Whitt will give her final lecture on Tuesday, May 27 at 7 p.m. in Sturm Hall.

“Will I miss it?” asked Whitt of teaching. “Yes. Because that’s like saying, ‘Will you miss your toes? Will you miss your brain?’ But I’m also aware that the time is right to start something different.”

But sitting on that tree all those years ago in Jacksonville, Fla., Whitt knew teaching was her calling. At that time, she said, girls only had four career choices: teacher, secretary, nurse, flight attendant.

After dismissing all the other options, she decided to become a teacher. “I always, always loved being in a classroom…I loved the smell of school supplies at the Woolworths store,” she said.

Whitt began teaching at DU in 1981. She then served as the director of freshmen English for 17 years, until 2004. She has spent the last four years teaching the classes she loves, focusing on American literature, especially from the South.

“I am so lucky that I have a job that I love this much,” said Whitt. “There are a lot of people who work in order to live.

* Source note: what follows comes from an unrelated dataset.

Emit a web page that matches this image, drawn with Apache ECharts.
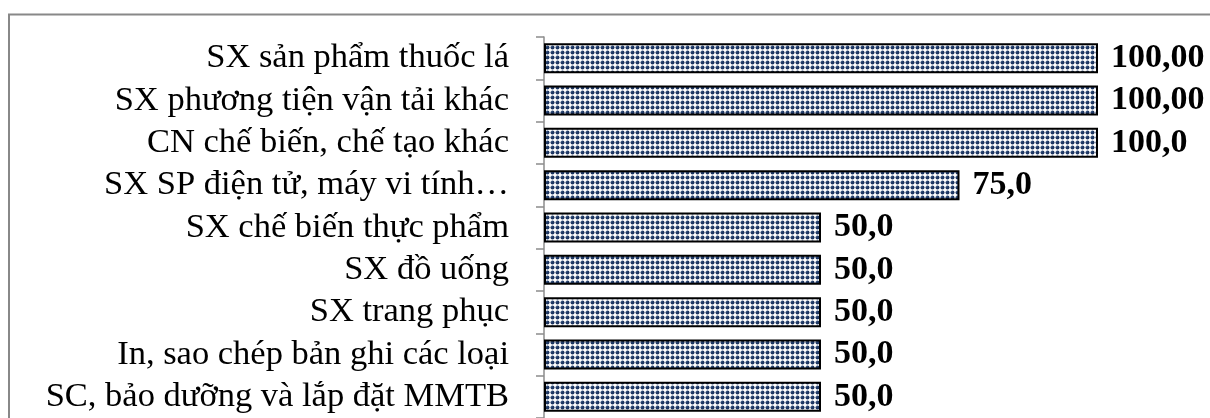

I live to work.”

Her love of classrooms and teaching has not faded over the years.

“I genuinely like my students. I care about what they’re doing. I care about their ideas. I care about their lives,” she said. “There’s never been a class ever where there hasn’t been a laugh.”

Whitt’s students genuinely like her, too.

“She’s really engaging. She just goes at teaching from all different directions,” said Tess Phillips, a senior English major.

“My college professor would not have been the same without [her],” said Chelsea Aaron, a junior English major. “Having known her has changed me for the better, both as a student and as a person.”

Whitt’s love of teaching and her students is matched only by her love of the South – the “geography of my heart” – and the writers that have come from there.

“The way I see the world is shaped by my Southern roots,” said Whitt. “The South is an extremely complicated region. I don’t like the South because it’s racist, but I like the South like any person likes the place they call home.”

And home it soon will be again. Whitt is retiring to Gerton, N.C.

“I believe you spend the first third of your life preparing for what you’re going to do; you spend the next third doing it; and then you spend the last third waiting for the surprises,” said Whitt of her retirement. “Now, it’s just time to go see what the surprises are.”

Whitt plans to keep busy in her retirement by writing, researching and taking trips. Some of those trips will take her to interesting places.

“I like to drive around America by myself and take factory tours,” said Whitt. She has already visited the birthplaces of Jell-O and Kentucky Fried Chicken, among many others.

Whitt also enjoys visiting the homes of authors and small towns in the South.

Another passion falls outside of teaching: “I love, love, love board games,” said Whitt.

Whitt will also continue to spend time with one of the loves of her life – Flannery O’Connor, an American writer. “Flannery O’Connor has been my most enduring relationship,” said Whitt.

At 31, Whitt picked up O’Connor’s novel, “Wise Blood.” “I read the first paragraph, and I said, ‘This is probably the most interesting paragraph I’ve read in my life.'” She then returned to school to write a dissertation on O’Connor for her PhD.

“[It’s] my very, very favorite novel,” said Whitt. When Whitt dies, she said, her two kids have orders to put a copy of the novel in her hands.

While Whitt is excited to begin a new part of her life, she said she will miss the classroom and the university atmosphere. Highlights of her time here at DU have included “getting to teach the books that mean the most to me” and reading student writing.

She’ll also miss her colleagues. “I’m in a world where almost everybody around you is smart. I’ll miss that.”

Whitt advises students to find something they are passionate about and stick with it.

“There are fewer people who really know what they want to do with the rest of their lives,” said Whitt. “It’s knowing what your passions are and trying to figure your life doing those passions.”

Sitting in her office, surrounded by a myriad of books and photos of her family, Whitt ends with this:

“I would wish that every student at DU would someday find something that excites them so much that they say, ‘This is worth my life.’ That’s as big as it can get.”